When I say "imaginary", I mean that the man must have some excitement & he seized on the unfinished pictures which he had disposed of when hard up, to make it.
But an icily polite note from the picture dealer Bernheim in Paris made him drop "impounding" pictures, as he had done in Forbes's case.
He was told that B. had paid Hessele for it the picture, that it came from his W's studio, that he had sold it & been paid for it, & that they would bring an action for damages for slander at once unless the picture was released &c. &c. It was released, but [p. 2] W. was careful not to mention this to anyone. He went on however making accusations against anyone or everyone who might happen to have anything of his to dispose of.
Next year the matter was never heard of, the "organised conspiracy" being a Chimera, maybe fostered by that stupid Webb.
E. G. K.
Of course, I did not see Webb. I had no time to waste.
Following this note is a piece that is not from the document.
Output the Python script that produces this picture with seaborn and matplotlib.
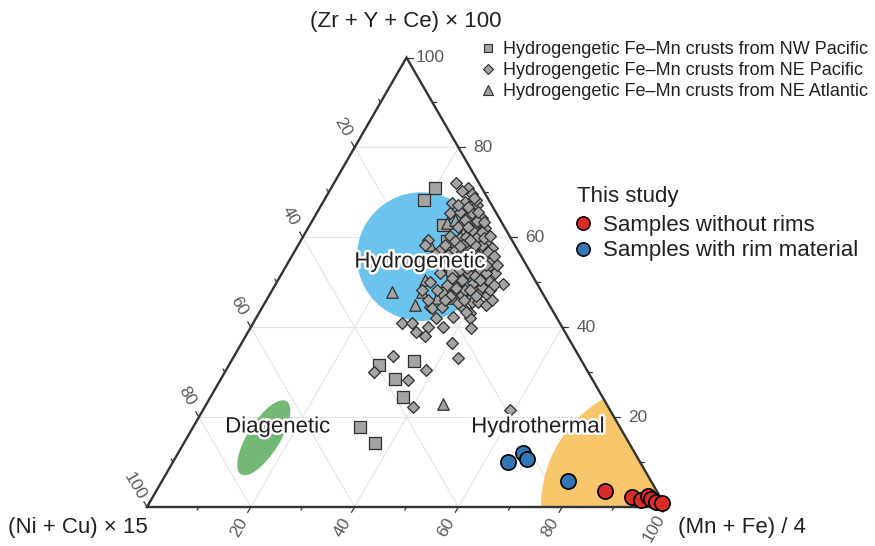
import numpy as np
import pandas as pd
import matplotlib
matplotlib.use("Agg")
import matplotlib.pyplot as plt
import matplotlib.patheffects as pe
from matplotlib.patches import Circle, Ellipse, Wedge
from matplotlib.lines import Line2D
import seaborn as sns

sns.set_theme(style="white")
plt.rcParams['font.family'] = ['Liberation Sans', 'DejaVu Sans']

# ---- data: (Zr+Y+Ce)x100 [%] = "top", (Mn+Fe)/4 [%] = "right"; (Ni+Cu)x15 = 100 - top - right
nw_top = [70.9, 68.2, 62.7, 59.1, 58.2, 50.0, 47.6, 54.4, 59.3, 64.9, 31.6, 32.4, 28.4, 24.4, 17.8, 14.2, 52.7]
nw_right = [20.0, 19.3, 25.7, 28.2, 32.7, 34.3, 32.9, 33.3, 34.5, 29.8, 28.9, 35.2, 33.6, 37.1, 32.1, 36.8, 32.4]

ne_top = [72.0, 70.9, 69.6, 67.6, 67.8, 67.1, 65.3, 65.6, 65.3, 64.4,
          63.1, 62.7, 62.0, 59.3, 60.4, 59.8, 60.0, 58.7, 57.1, 57.1,
          57.6, 56.7, 53.3, 52.7, 52.0, 52.7, 52.0, 50.0, 49.3, 49.8,
          49.8, 49.6, 47.1, 47.8, 47.1, 44.4, 44.4, 42.2, 43.1, 40.9,
          40.9, 40.0, 40.0, 44.2, 38.9, 38.0, 42.0, 39.8, 36.4, 33.1,
          33.6, 30.0, 30.4, 28.2, 22.2, 21.6, 68.2, 63.8, 63.6, 62.2,
          61.6, 61.1, 60.0, 59.1, 58.2, 57.6, 57.1, 56.7, 55.3, 56.4,
          58.2, 52.0, 50.4, 48.9, 54.4, 48.2, 54.4, 48.2, 46.9, 45.3,
          45.6, 48.2, 48.2, 46.0, 44.4, 65.6, 66.7, 59.8, 54.9, 54.4,
          53.8, 54.9, 53.8, 50.4, 50.9, 45.6, 44.9, 48.2, 56.7, 58.4,
          58.2, 58.2, 54.4, 53.1, 46.0, 46.0, 43.3, 42.0,
          70.4, 68.7, 67.1, 63.3, 62.4, 60.2, 59.3, 55.8, 55.3, 55.8,
          52.0, 51.3, 48.7, 49.3, 46.9, 46.0, 50.4, 53.8, 53.8, 58.0, 56.0]
ne_right = [23.5, 26.4, 27.8, 25.0, 27.4, 30.0, 25.7, 27.5, 30.0, 32.3,
            29.1, 31.9, 34.1, 24.5, 28.2, 30.4, 33.6, 36.2, 27.9, 30.8,
            32.9, 35.8, 39.1, 37.8, 35.9, 34.0, 30.5, 29.5, 33.2, 37.9,
            40.6, 43.8, 37.1, 40.3, 42.0, 32.3, 38.5, 37.9, 40.7, 28.7,
            30.6, 34.1, 37.0, 32.8, 32.4, 34.6, 41.2, 42.5, 40.6, 43.4,
            30.6, 28.7, 38.6, 36.2, 40.2, 59.1, 29.3, 29.4, 31.8, 28.8,
            31.8, 34.0, 31.5, 29.8, 35.4, 37.7, 34.3, 32.3, 37.5, 27.3,
            24.5, 41.1, 40.5, 40.1, 35.0, 37.2, 36.0, 42.0, 34.9, 37.3,
            39.8, 31.8, 28.9, 31.1, 34.6, 31.0, 28.5, 35.0, 39.0, 37.4,
            40.5, 31.3, 30.5, 35.5, 33.3, 41.0, 42.9, 38.1, 37.4, 34.0,
            31.8, 28.3, 32.7, 35.1, 34.4, 43.5, 39.8, 34.7,
            25.5, 28.7, 26.4, 33.3, 30.6, 36.0, 32.6, 35.9, 33.8, 39.0,
            39.3, 37.6, 35.2, 42.2, 39.9, 38.1, 39.0, 38.4, 35.7, 31.3, 30.0]

at_top = [47.8, 47.8, 44.9, 22.9, 46.4, 58.2, 50.4, 46.4, 63.1, 60.9, 63.8, 55.3, 55.3, 52.7, 49.3]
at_right = [23.3, 29.1, 29.2, 45.6, 35.8, 25.4, 28.4, 32.7, 26.3, 30.4, 27.4, 34.6, 28.8, 37.4, 34.7]

norim_top = [3.6, 2.2, 1.6, 2.4, 1.8, 1.1, 0.9]
norim_right = [86.5, 92.3, 94.4, 95.3, 96.2, 97.5, 98.8]

rim_top = [10.0, 12.0, 10.7, 5.8]
rim_right = [64.6, 66.4, 67.9, 78.2]

tick_values = [20, 40, 60, 80, 100]
axis_titles = ["(Zr + Y + Ce) × 100", "(Ni + Cu) × 15", "(Mn + Fe) / 4"]
legend_labels = ["Hydrogengetic Fe–Mn crusts from NW Pacific",
                 "Hydrogengetic Fe–Mn crusts from NE Pacific",
                 "Hydrogengetic Fe–Mn crusts from NE Atlantic"]
study_labels = ["Samples without rims", "Samples with rim material"]

H = np.sqrt(3) / 2


def to_xy(top, right):
    top = np.asarray(top, float)
    right = np.asarray(right, float)
    return right + top / 2, top * H


def frame(top, right):
    x, y = to_xy(top, right)
    return pd.DataFrame({"x": x, "y": y})


S = 5.19  # px per unit
fig = plt.figure(figsize=(8.75, 5.46), dpi=100)
ax = fig.add_axes([0, 0, 1, 1])
ax.set_xlim(-147 / S, (875 - 147) / S)
ax.set_ylim(-(546 - 507) / S, 507 / S)
ax.axis("off")

grid_c = "#e3e3e3"
for v in [20, 40, 60, 80]:
    x0, y0 = to_xy(v, 0)
    x1, y1 = to_xy(v, 100 - v)
    ax.plot([x0, x1], [y0, y1], color=grid_c, lw=0.8, zorder=1)
    x0, y0 = to_xy(0, v)
    x1, y1 = to_xy(100 - v, v)
    ax.plot([x0, x1], [y0, y1], color=grid_c, lw=0.8, zorder=1)
    x0, y0 = to_xy(100 - v, 0)
    x1, y1 = to_xy(0, 100 - v)
    ax.plot([x0, x1], [y0, y1], color=grid_c, lw=0.8, zorder=1)

# fields
cx, cy = to_xy(55.7, 25.0)
ax.add_patch(Circle((cx, cy), 12.4, facecolor="#6CC4EE", edgecolor="none", zorder=2))
ex, ey = to_xy(15.4, 14.8)
ax.add_patch(Ellipse((ex, ey), 16.6, 6.2, angle=58, facecolor="#73B874", edgecolor="none", zorder=2))
ax.add_patch(Wedge((100, 0), 24.1, 120, 180, facecolor="#F7C56A", edgecolor="none", zorder=2))

# triangle frame
edge_c = "#333333"
ax.plot([0, 100, 50, 0], [0, 0, 100 * H, 0], color=edge_c, lw=1.7, zorder=6,
        solid_joinstyle="miter", solid_capstyle="projecting", clip_on=False)

# ticks and tick labels
lab_c = "#5a5a5a"
off = 24 / S
for v in range(10, 101, 10):
    L = 1.2 if v % 20 == 0 else 0.7
    px, py = to_xy(v, 100 - v)
    d = np.array([1.0, 0.0])
    ax.plot([px, px + L * d[0]], [py, py + L * d[1]], color=edge_c, lw=0.9, zorder=6, clip_on=False)
    if v in tick_values:
        ax.text(px + off * d[0], py + off * d[1], f"{v}", color=lab_c, fontsize=12.5,
                ha="center", va="center", rotation=0, zorder=7)
    px, py = to_xy(100 - v, 0)
    d = np.array([-0.5, H])
    ax.plot([px, px + L * d[0]], [py, py + L * d[1]], color=edge_c, lw=0.9, zorder=6, clip_on=False)
    if v in tick_values:
        ax.text(px + off * d[0], py + off * d[1], f"{v}", color=lab_c, fontsize=12.5,
                ha="center", va="center", rotation=-60, rotation_mode="anchor", zorder=7)
    px, py = to_xy(0, v)
    d = np.array([-0.5, -H])
    ax.plot([px, px + L * d[0]], [py, py + L * d[1]], color=edge_c, lw=0.9, zorder=6, clip_on=False)
    if v in tick_values:
        ax.text(px + off * d[0], py + off * d[1], f"{v}", color=lab_c, fontsize=12.5,
                ha="center", va="center", rotation=60, rotation_mode="anchor", zorder=7)

# axis titles
txt_c = "#231f20"
ax.text((406 - 147) / S, (507 - 22) / S, axis_titles[0], fontsize=16, color=txt_c, ha="center", va="center")
ax.text((78 - 147) / S, (507 - 527) / S, axis_titles[1], fontsize=16, color=txt_c, ha="center", va="center")
ax.text((742 - 147) / S, (507 - 527) / S, axis_titles[2], fontsize=16, color=txt_c, ha="center", va="center")

# data points
gray = "#a4a4a4"
gedge = "#2e2e2e"
sns.scatterplot(data=frame(nw_top, nw_right), x="x", y="y", marker="s", s=70, color=gray,
                edgecolor=gedge, linewidth=0.9, ax=ax, zorder=8, legend=False, clip_on=False)
sns.scatterplot(data=frame(at_top, at_right), x="x", y="y", marker="^", s=68, color=gray,
                edgecolor=gedge, linewidth=0.9, ax=ax, zorder=8, legend=False, clip_on=False)
sns.scatterplot(data=frame(ne_top, ne_right), x="x", y="y", marker="D", s=36, color=gray,
                edgecolor=gedge, linewidth=0.9, ax=ax, zorder=8, legend=False, clip_on=False)
sns.scatterplot(data=frame(rim_top, rim_right), x="x", y="y", marker="o", s=120, color="#3276B4",
                edgecolor="black", linewidth=1.2, ax=ax, zorder=9, legend=False, clip_on=False)
sns.scatterplot(data=frame(norim_top, norim_right), x="x", y="y", marker="o", s=120, color="#D92B27",
                edgecolor="black", linewidth=1.2, ax=ax, zorder=9, legend=False, clip_on=False)

# field labels
stroke = [pe.withStroke(linewidth=3.5, foreground="white")]
ax.text((420 - 147) / S, (507 - 262) / S, "Hydrogenetic", fontsize=16, color=txt_c,
        ha="center", va="center", zorder=10, path_effects=stroke)
ax.text((278 - 147) / S, (507 - 427) / S, "Diagenetic", fontsize=16, color=txt_c,
        ha="center", va="center", zorder=10, path_effects=stroke)
ax.text((538 - 147) / S, (507 - 427) / S, "Hydrothermal", fontsize=16, color=txt_c,
        ha="center", va="center", zorder=10, path_effects=stroke)

# legends
h1 = [Line2D([], [], ls="", marker="s", ms=6.4, mfc=gray, mec=gedge, mew=0.8),
      Line2D([], [], ls="", marker="D", ms=4.6, mfc=gray, mec=gedge, mew=0.8),
      Line2D([], [], ls="", marker="^", ms=6.6, mfc=gray, mec=gedge, mew=0.8)]
leg1 = ax.legend(h1, legend_labels, loc="upper left", bbox_to_anchor=(480.8 / 875, 1 - 41 / 546),
                 bbox_transform=fig.transFigure, frameon=False, fontsize=13, handlelength=0.8,
                 handletextpad=0.43, labelspacing=0.22, borderpad=0, borderaxespad=0, labelcolor=txt_c)
ax.add_artist(leg1)
h2 = [Line2D([], [], ls="", marker="o", ms=9.6, mfc="#D92B27", mec="black", mew=1.1),
      Line2D([], [], ls="", marker="o", ms=9.6, mfc="#3276B4", mec="black", mew=1.1)]
leg2 = ax.legend(h2, study_labels, title="This study", loc="upper left",
                 bbox_to_anchor=(571 / 875, 1 - 180 / 546), bbox_transform=fig.transFigure,
                 frameon=False, fontsize=16, title_fontsize=16, handlelength=0.54,
                 handletextpad=0.63, labelspacing=0.2, borderpad=0.27, borderaxespad=0,
                 alignment="left", labelcolor=txt_c)
leg2.get_title().set_color(txt_c)
leg2._legend_box.sep = 0.2 * 16 + 2.6

fig.savefig("out.png", dpi=100)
[p. 3] Hessell is the man that Whistler says is the go-between: that is, the man who got pictures from Carmen & then sold them. Carmen was his Italian model when a child & young girl, & afterwards had a school which Whistler used to visit when the humor took him. As for regularity with him, that was out of the question.
notion bluff that Carmen was a thief may be dealt with again sometime. The whole thing Whistler got up to throw dust in people's eyes. The facts are, that Whistler when pressed for money several years before this (1901), sold to Hessell from time to time a number of incomplete Canvasses. When, afterwards, they turned up in London, (some of them) one at McLean's (sold to Forbes) and one at Marchant's in Regent St. (Goupil's formerly) he noticed how incomplete they were & said that they were incomplete, stolen, & c. but Bernheim stopped that very quickly by threatening to bring suit for slander.